Given task = All of the entries must be reproduced exactly, with no images carried over.

Dataset records
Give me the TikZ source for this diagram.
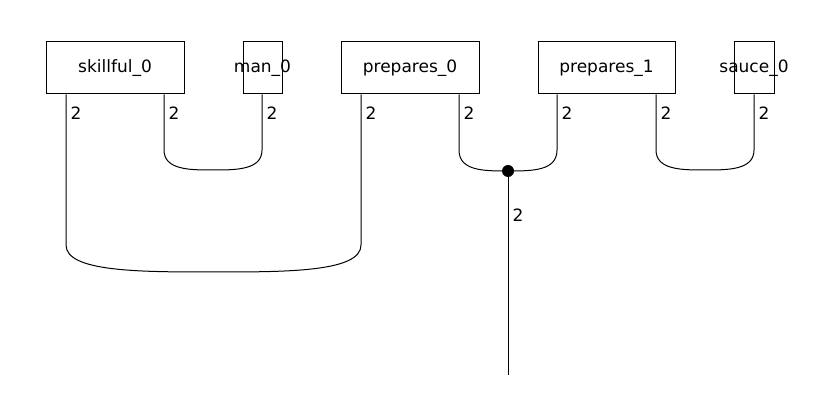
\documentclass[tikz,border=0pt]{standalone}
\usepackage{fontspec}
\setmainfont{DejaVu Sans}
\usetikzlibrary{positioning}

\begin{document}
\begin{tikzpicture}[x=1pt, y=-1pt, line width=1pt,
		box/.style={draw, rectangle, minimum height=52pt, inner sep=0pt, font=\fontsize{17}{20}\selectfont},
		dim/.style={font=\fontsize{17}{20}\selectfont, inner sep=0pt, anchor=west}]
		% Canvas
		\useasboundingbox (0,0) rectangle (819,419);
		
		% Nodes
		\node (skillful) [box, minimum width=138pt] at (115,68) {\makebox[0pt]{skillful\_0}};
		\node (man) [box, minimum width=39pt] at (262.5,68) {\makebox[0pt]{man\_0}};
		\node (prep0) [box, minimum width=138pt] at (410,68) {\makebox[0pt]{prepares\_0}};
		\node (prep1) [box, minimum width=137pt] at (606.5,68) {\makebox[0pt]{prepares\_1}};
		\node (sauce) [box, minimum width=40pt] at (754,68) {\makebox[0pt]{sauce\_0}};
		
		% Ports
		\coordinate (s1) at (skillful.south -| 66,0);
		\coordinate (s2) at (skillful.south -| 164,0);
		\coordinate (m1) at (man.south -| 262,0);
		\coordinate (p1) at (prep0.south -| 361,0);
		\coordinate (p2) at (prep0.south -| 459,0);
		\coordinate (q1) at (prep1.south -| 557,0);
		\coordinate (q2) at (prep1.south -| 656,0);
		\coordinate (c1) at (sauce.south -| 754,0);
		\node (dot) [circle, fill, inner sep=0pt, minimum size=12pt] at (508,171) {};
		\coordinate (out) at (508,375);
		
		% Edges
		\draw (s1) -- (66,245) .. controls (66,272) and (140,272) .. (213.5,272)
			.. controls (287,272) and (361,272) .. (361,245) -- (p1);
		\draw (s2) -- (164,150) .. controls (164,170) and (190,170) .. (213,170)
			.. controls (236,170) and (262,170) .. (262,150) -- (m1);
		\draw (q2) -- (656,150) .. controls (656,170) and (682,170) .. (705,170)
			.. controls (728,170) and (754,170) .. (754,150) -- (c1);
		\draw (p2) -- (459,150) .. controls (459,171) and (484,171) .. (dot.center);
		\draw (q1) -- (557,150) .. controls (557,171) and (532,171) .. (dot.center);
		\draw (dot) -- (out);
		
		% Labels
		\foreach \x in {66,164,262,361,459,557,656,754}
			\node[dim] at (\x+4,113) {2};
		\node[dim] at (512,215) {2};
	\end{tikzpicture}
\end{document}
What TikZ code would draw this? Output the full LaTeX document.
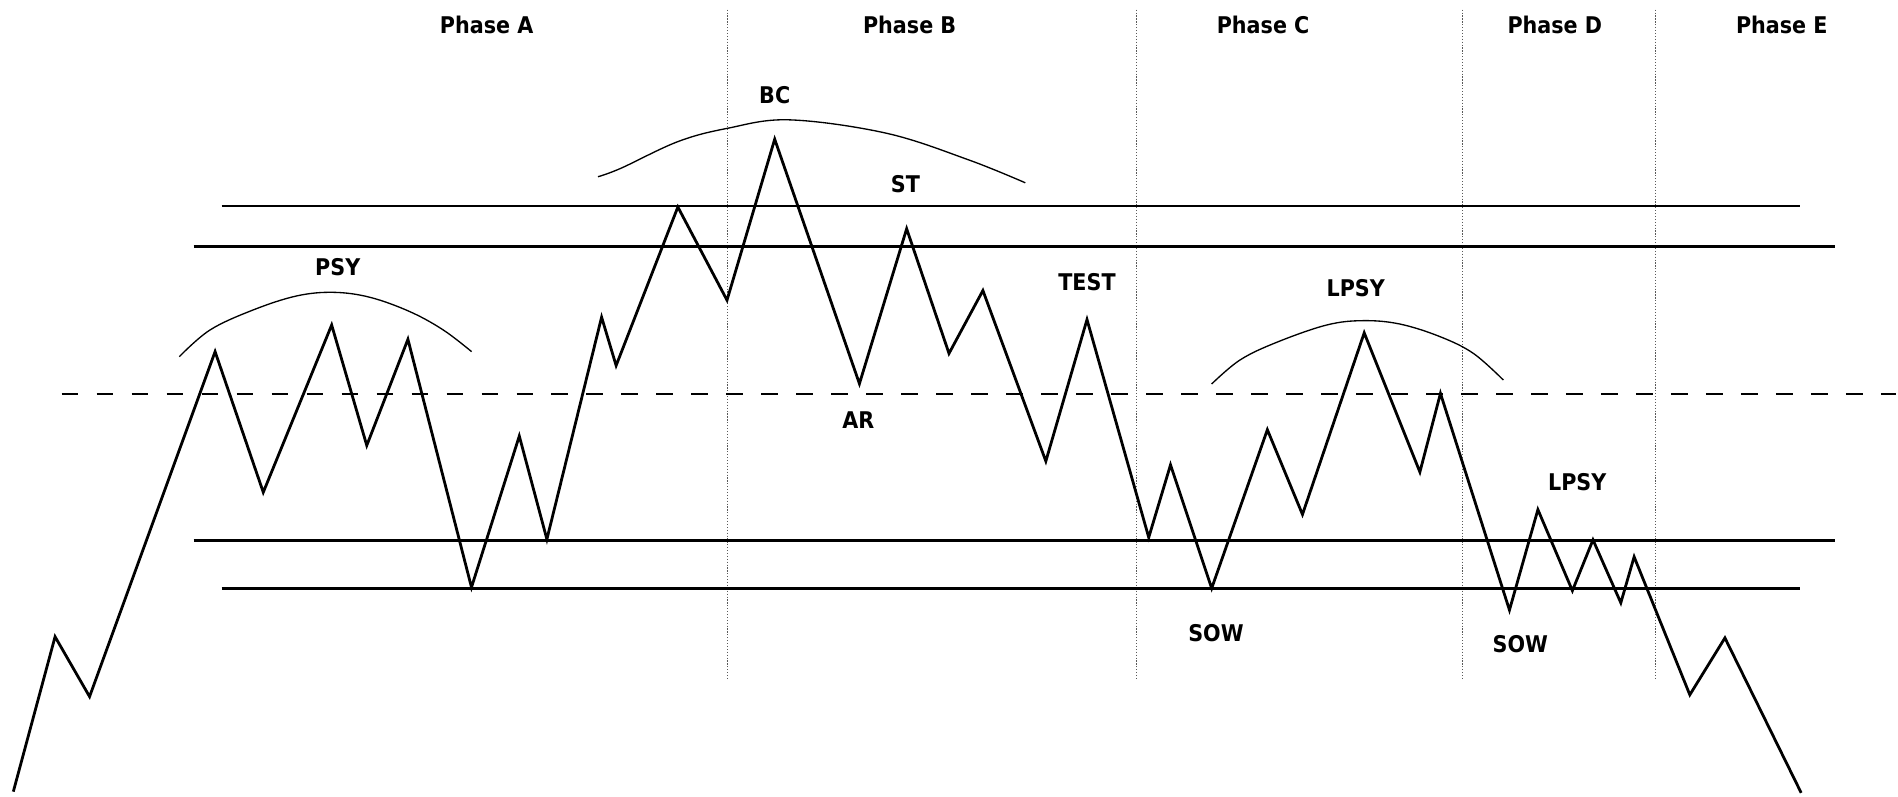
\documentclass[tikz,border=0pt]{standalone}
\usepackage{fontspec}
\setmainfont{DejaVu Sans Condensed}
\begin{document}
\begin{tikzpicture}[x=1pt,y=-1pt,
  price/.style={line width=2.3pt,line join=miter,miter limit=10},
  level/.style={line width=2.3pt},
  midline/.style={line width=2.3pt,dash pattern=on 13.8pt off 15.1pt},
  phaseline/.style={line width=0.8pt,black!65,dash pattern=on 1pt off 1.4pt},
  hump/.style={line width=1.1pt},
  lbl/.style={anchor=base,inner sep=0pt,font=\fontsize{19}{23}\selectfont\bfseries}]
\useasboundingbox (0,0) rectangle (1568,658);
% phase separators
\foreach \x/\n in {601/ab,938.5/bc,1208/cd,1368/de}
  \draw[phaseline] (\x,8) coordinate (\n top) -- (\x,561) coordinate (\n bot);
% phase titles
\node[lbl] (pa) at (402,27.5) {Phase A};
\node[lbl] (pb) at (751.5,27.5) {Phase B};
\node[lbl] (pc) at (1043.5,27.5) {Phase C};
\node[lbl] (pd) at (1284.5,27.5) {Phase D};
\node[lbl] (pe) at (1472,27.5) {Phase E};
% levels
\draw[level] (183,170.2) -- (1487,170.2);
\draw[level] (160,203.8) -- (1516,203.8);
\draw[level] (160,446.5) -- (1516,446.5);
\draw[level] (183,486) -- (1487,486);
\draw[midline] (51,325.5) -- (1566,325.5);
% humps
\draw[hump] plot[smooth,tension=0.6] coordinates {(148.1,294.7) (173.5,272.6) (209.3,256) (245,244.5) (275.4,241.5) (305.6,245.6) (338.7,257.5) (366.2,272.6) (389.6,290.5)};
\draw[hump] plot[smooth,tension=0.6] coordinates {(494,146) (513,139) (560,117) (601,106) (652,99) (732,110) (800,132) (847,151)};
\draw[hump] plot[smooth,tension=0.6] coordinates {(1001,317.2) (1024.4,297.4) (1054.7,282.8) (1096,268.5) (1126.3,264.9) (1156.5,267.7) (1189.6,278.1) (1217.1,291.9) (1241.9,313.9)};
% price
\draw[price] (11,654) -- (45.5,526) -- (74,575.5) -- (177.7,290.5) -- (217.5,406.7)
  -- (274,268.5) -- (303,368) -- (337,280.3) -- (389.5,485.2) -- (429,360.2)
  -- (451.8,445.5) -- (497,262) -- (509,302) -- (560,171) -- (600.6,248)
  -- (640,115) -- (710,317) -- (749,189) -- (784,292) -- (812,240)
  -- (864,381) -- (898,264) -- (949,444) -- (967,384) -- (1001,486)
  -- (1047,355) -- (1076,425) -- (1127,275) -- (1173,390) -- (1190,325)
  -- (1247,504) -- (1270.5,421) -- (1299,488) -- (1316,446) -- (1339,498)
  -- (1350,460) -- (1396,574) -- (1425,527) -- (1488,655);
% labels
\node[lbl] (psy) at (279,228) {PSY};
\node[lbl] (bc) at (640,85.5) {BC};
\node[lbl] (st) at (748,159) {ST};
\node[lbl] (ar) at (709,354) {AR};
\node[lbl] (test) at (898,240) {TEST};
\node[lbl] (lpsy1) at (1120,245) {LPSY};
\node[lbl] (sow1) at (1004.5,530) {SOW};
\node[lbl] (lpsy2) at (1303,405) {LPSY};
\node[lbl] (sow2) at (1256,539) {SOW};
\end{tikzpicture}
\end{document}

Solved exercise =
Give me the TikZ source for this diagram.
\documentclass[tikz,border=0pt]{standalone}
\usepackage{fontspec}
\setmainfont{DejaVu Sans}
\usetikzlibrary{positioning}

\begin{document}
\begin{tikzpicture}[x=1pt, y=-1pt, line width=1pt,
		box/.style={draw, rectangle, minimum height=52pt, inner sep=0pt, font=\fontsize{17}{20}\selectfont},
		dim/.style={font=\fontsize{17}{20}\selectfont, inner sep=0pt, anchor=west}]
		% Canvas
		\useasboundingbox (0,0) rectangle (819,419);
		
		% Nodes
		\node (skillful) [box, minimum width=138pt] at (115,68) {\makebox[0pt]{skillful\_0}};
		\node (man) [box, minimum width=39pt] at (262.5,68) {\makebox[0pt]{man\_0}};
		\node (prep0) [box, minimum width=138pt] at (410,68) {\makebox[0pt]{prepares\_0}};
		\node (prep1) [box, minimum width=137pt] at (606.5,68) {\makebox[0pt]{prepares\_1}};
		\node (sauce) [box, minimum width=40pt] at (754,68) {\makebox[0pt]{sauce\_0}};
		
		% Ports
		\coordinate (s1) at (skillful.south -| 66,0);
		\coordinate (s2) at (skillful.south -| 164,0);
		\coordinate (m1) at (man.south -| 262,0);
		\coordinate (p1) at (prep0.south -| 361,0);
		\coordinate (p2) at (prep0.south -| 459,0);
		\coordinate (q1) at (prep1.south -| 557,0);
		\coordinate (q2) at (prep1.south -| 656,0);
		\coordinate (c1) at (sauce.south -| 754,0);
		\node (dot) [circle, fill, inner sep=0pt, minimum size=12pt] at (508,171) {};
		\coordinate (out) at (508,375);
		
		% Edges
		\draw (s1) -- (66,245) .. controls (66,272) and (140,272) .. (213.5,272)
			.. controls (287,272) and (361,272) .. (361,245) -- (p1);
		\draw (s2) -- (164,150) .. controls (164,170) and (190,170) .. (213,170)
			.. controls (236,170) and (262,170) .. (262,150) -- (m1);
		\draw (q2) -- (656,150) .. controls (656,170) and (682,170) .. (705,170)
			.. controls (728,170) and (754,170) .. (754,150) -- (c1);
		\draw (p2) -- (459,150) .. controls (459,171) and (484,171) .. (dot.center);
		\draw (q1) -- (557,150) .. controls (557,171) and (532,171) .. (dot.center);
		\draw (dot) -- (out);
		
		% Labels
		\foreach \x in {66,164,262,361,459,557,656,754}
			\node[dim] at (\x+4,113) {2};
		\node[dim] at (512,215) {2};
	\end{tikzpicture}
\end{document}
What TikZ code would draw this? Output the full LaTeX document.
\documentclass[tikz,border=0pt]{standalone}
\usepackage{fontspec}
\setmainfont{DejaVu Sans Condensed}
\begin{document}
\begin{tikzpicture}[x=1pt,y=-1pt,
  price/.style={line width=2.3pt,line join=miter,miter limit=10},
  level/.style={line width=2.3pt},
  midline/.style={line width=2.3pt,dash pattern=on 13.8pt off 15.1pt},
  phaseline/.style={line width=0.8pt,black!65,dash pattern=on 1pt off 1.4pt},
  hump/.style={line width=1.1pt},
  lbl/.style={anchor=base,inner sep=0pt,font=\fontsize{19}{23}\selectfont\bfseries}]
\useasboundingbox (0,0) rectangle (1568,658);
% phase separators
\foreach \x/\n in {601/ab,938.5/bc,1208/cd,1368/de}
  \draw[phaseline] (\x,8) coordinate (\n top) -- (\x,561) coordinate (\n bot);
% phase titles
\node[lbl] (pa) at (402,27.5) {Phase A};
\node[lbl] (pb) at (751.5,27.5) {Phase B};
\node[lbl] (pc) at (1043.5,27.5) {Phase C};
\node[lbl] (pd) at (1284.5,27.5) {Phase D};
\node[lbl] (pe) at (1472,27.5) {Phase E};
% levels
\draw[level] (183,170.2) -- (1487,170.2);
\draw[level] (160,203.8) -- (1516,203.8);
\draw[level] (160,446.5) -- (1516,446.5);
\draw[level] (183,486) -- (1487,486);
\draw[midline] (51,325.5) -- (1566,325.5);
% humps
\draw[hump] plot[smooth,tension=0.6] coordinates {(148.1,294.7) (173.5,272.6) (209.3,256) (245,244.5) (275.4,241.5) (305.6,245.6) (338.7,257.5) (366.2,272.6) (389.6,290.5)};
\draw[hump] plot[smooth,tension=0.6] coordinates {(494,146) (513,139) (560,117) (601,106) (652,99) (732,110) (800,132) (847,151)};
\draw[hump] plot[smooth,tension=0.6] coordinates {(1001,317.2) (1024.4,297.4) (1054.7,282.8) (1096,268.5) (1126.3,264.9) (1156.5,267.7) (1189.6,278.1) (1217.1,291.9) (1241.9,313.9)};
% price
\draw[price] (11,654) -- (45.5,526) -- (74,575.5) -- (177.7,290.5) -- (217.5,406.7)
  -- (274,268.5) -- (303,368) -- (337,280.3) -- (389.5,485.2) -- (429,360.2)
  -- (451.8,445.5) -- (497,262) -- (509,302) -- (560,171) -- (600.6,248)
  -- (640,115) -- (710,317) -- (749,189) -- (784,292) -- (812,240)
  -- (864,381) -- (898,264) -- (949,444) -- (967,384) -- (1001,486)
  -- (1047,355) -- (1076,425) -- (1127,275) -- (1173,390) -- (1190,325)
  -- (1247,504) -- (1270.5,421) -- (1299,488) -- (1316,446) -- (1339,498)
  -- (1350,460) -- (1396,574) -- (1425,527) -- (1488,655);
% labels
\node[lbl] (psy) at (279,228) {PSY};
\node[lbl] (bc) at (640,85.5) {BC};
\node[lbl] (st) at (748,159) {ST};
\node[lbl] (ar) at (709,354) {AR};
\node[lbl] (test) at (898,240) {TEST};
\node[lbl] (lpsy1) at (1120,245) {LPSY};
\node[lbl] (sow1) at (1004.5,530) {SOW};
\node[lbl] (lpsy2) at (1303,405) {LPSY};
\node[lbl] (sow2) at (1256,539) {SOW};
\end{tikzpicture}
\end{document}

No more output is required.